While the applicable law will have implications during employment, it is probably on termination that it can have the most serious consequences. Take the example of an employer based in Ireland who employs an employee who is transferred to another Member State during his employment and who does not have a written contract. The employer then needs to terminate the employment. The employer may proceed to terminate the contact in accordance with Irish law. However, in these circumstances, the governing law will now be the law of the country as determined in accordance with the Regulation. If the employer does not also abide by the law of this other country when terminating the contract, he leaves himself open to a claim by the employee in that other country.

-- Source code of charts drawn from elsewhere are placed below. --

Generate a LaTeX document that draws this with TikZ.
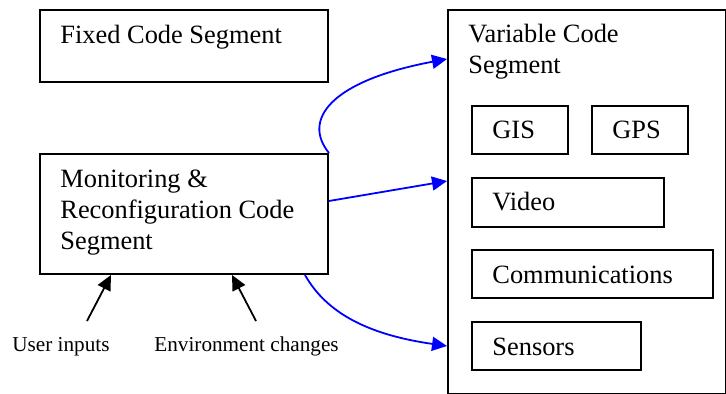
\documentclass[tikz,border=0pt]{standalone}
\usepackage{fontspec}
\setmainfont{Liberation Serif}
\usetikzlibrary{arrows.meta}

\tikzset{
  box/.style={draw, line width=1pt, anchor=north west, inner sep=0pt},
  boxtext/.style={anchor=base west, align=left, inner sep=0pt,
    font=\fontsize{13.2}{15.5}\selectfont},
  smalltext/.style={anchor=base west, inner sep=0pt,
    font=\fontsize{10.6}{12}\selectfont},
  link/.style={blue, line width=0.9pt, -{Triangle[length=7.5pt,width=7pt]}},
  input/.style={line width=0.9pt, -{Triangle[length=7.5pt,width=7pt]}}
}

\begin{document}
\begin{tikzpicture}[x=0.5pt, y=-0.5pt]
        \useasboundingbox (0,0) rectangle (726,394);

        % left column
        \node[box, minimum width=144pt, minimum height=36pt] (fixed) at (39,9) {};
        \node[box, minimum width=144pt, minimum height=60pt] (mon) at (39,153) {};
        \node[boxtext] (fixedtxt) at ([shift={(21,35)}]fixed.north west) {Fixed Code Segment};
        % base of a multi-line node is its last line
        \node[boxtext] (montxt) at ([shift={(21,97)}]mon.north west)
            {Monitoring \&\\Reconfiguration Code\\Segment};

        % right column
        \node[box, minimum width=139pt, minimum height=192pt] (var) at (447,9) {};
        \node[boxtext] (vartxt) at ([shift={(21,65)}]var.north west) {Variable Code\\Segment};
        \node[box, minimum width=48pt, minimum height=24pt] (gis) at (471,105) {};
        \node[box, minimum width=48pt, minimum height=24pt] (gps) at (591,105) {};
        \node[box, minimum width=96pt, minimum height=24.5pt] (video) at (471,177) {};
        \node[box, minimum width=120.5pt, minimum height=24pt] (comm) at (471,249) {};
        \node[box, minimum width=84.5pt, minimum height=24pt] (sensors) at (471,321) {};
        \node[boxtext] (gistxt) at ([shift={(21,34)}]gis.north west) {GIS};
        \node[boxtext] (gpstxt) at ([shift={(21,34)}]gps.north west) {GPS};
        \node[boxtext] (videotxt) at ([shift={(21,34)}]video.north west) {Video};
        \node[boxtext] (commtxt) at ([shift={(21,35)}]comm.north west) {Communications};
        \node[boxtext] (sensorstxt) at ([shift={(21,35)}]sensors.north west) {Sensors};

        % inputs
        \node[smalltext] (user) at (12,351) {User inputs};
        \node[smalltext] (env) at (154,351) {Environment changes};
        \coordinate (userin) at (87,321);
        \coordinate (envin) at (256,321);
        \draw[input] (userin) -- ([xshift=36pt]mon.south west);
        \draw[input] (envin) -- ([xshift=96.5pt]mon.south west);

        % links to the variable segment
        \draw[link] (mon.north east) .. controls +(-27,-33) and +(-117,22) .. ([yshift=71.5pt]var.west);
        \draw[link] ([yshift=6.5pt]mon.east) -- ([yshift=10.5pt]var.west);
        \draw[link] ([xshift=-12pt]mon.south east) .. controls +(22,39) and +(-77,-11) .. (sensors.west -| var.west);
\end{tikzpicture}
\end{document}
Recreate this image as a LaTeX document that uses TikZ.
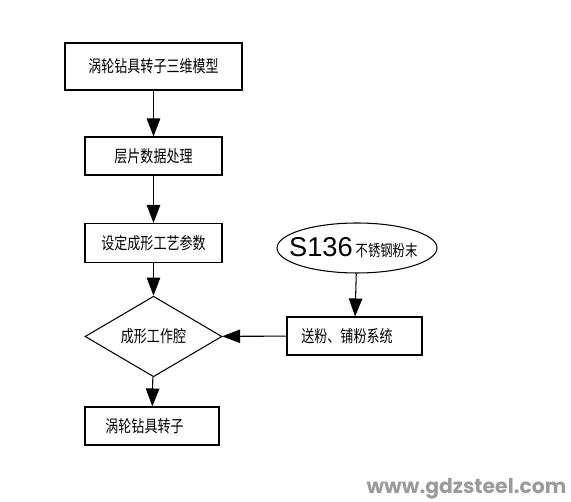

While a choice of law clause gives the greatest certainty, the Regulation also provides that the mandatory rules of a country may apply if the contract has a close connection to that country. Mandatory rules are such entitlements and statutory protection that the parties cannot contract out of. Consequently, even where there is a choice of law, where an employee’s contract has a close connection to another EU Member State, the employer should ensure that the mandatory rules of that country are also compiled with both during and on termination of the employment.
The position of employees who are temporarily transferred from one EU Member State to another is covered by directive 96/71/EC which was transposed into Irish law by section 20 of the Protection of Employees (Part Time Work) Act 2003. This provides that any such employee should enjoy the benefit of the basic employment law entitlements afforded to employees of the Member State to which he has been temporarily transferred. This directive was considered by the Employment Appeals Tribunal in a recent case. In that case, the employee was employed by a UK company and later transferred to Ireland. The Claimant argued that the directive meant that he was entitled to the benefit of the Unfair Dismissals Acts 1977 – 2007. He succeeded in proving this and was awarded the sum of €280,000. This is indicative of the type of awards that can be made where an employer embarks on the termination of a contract without considering what the applicable law is. In that particular case, it was a very costly lesson and employers of employees who have been transferred abroad should carefully consider whether that transfer could have implications for the law applicable to the contract.
Employment contracts can specify that the laws of Ireland will apply to the contract
An EU Regulation specifies which country’s law will apply when the contract does not specify and in other circumstances
Employees transferred to other EU Member States may have their contract governed by other Member States national laws
Legal advice should always be sought by employers when their employees are transferred to different Member States regarding which the applicable law.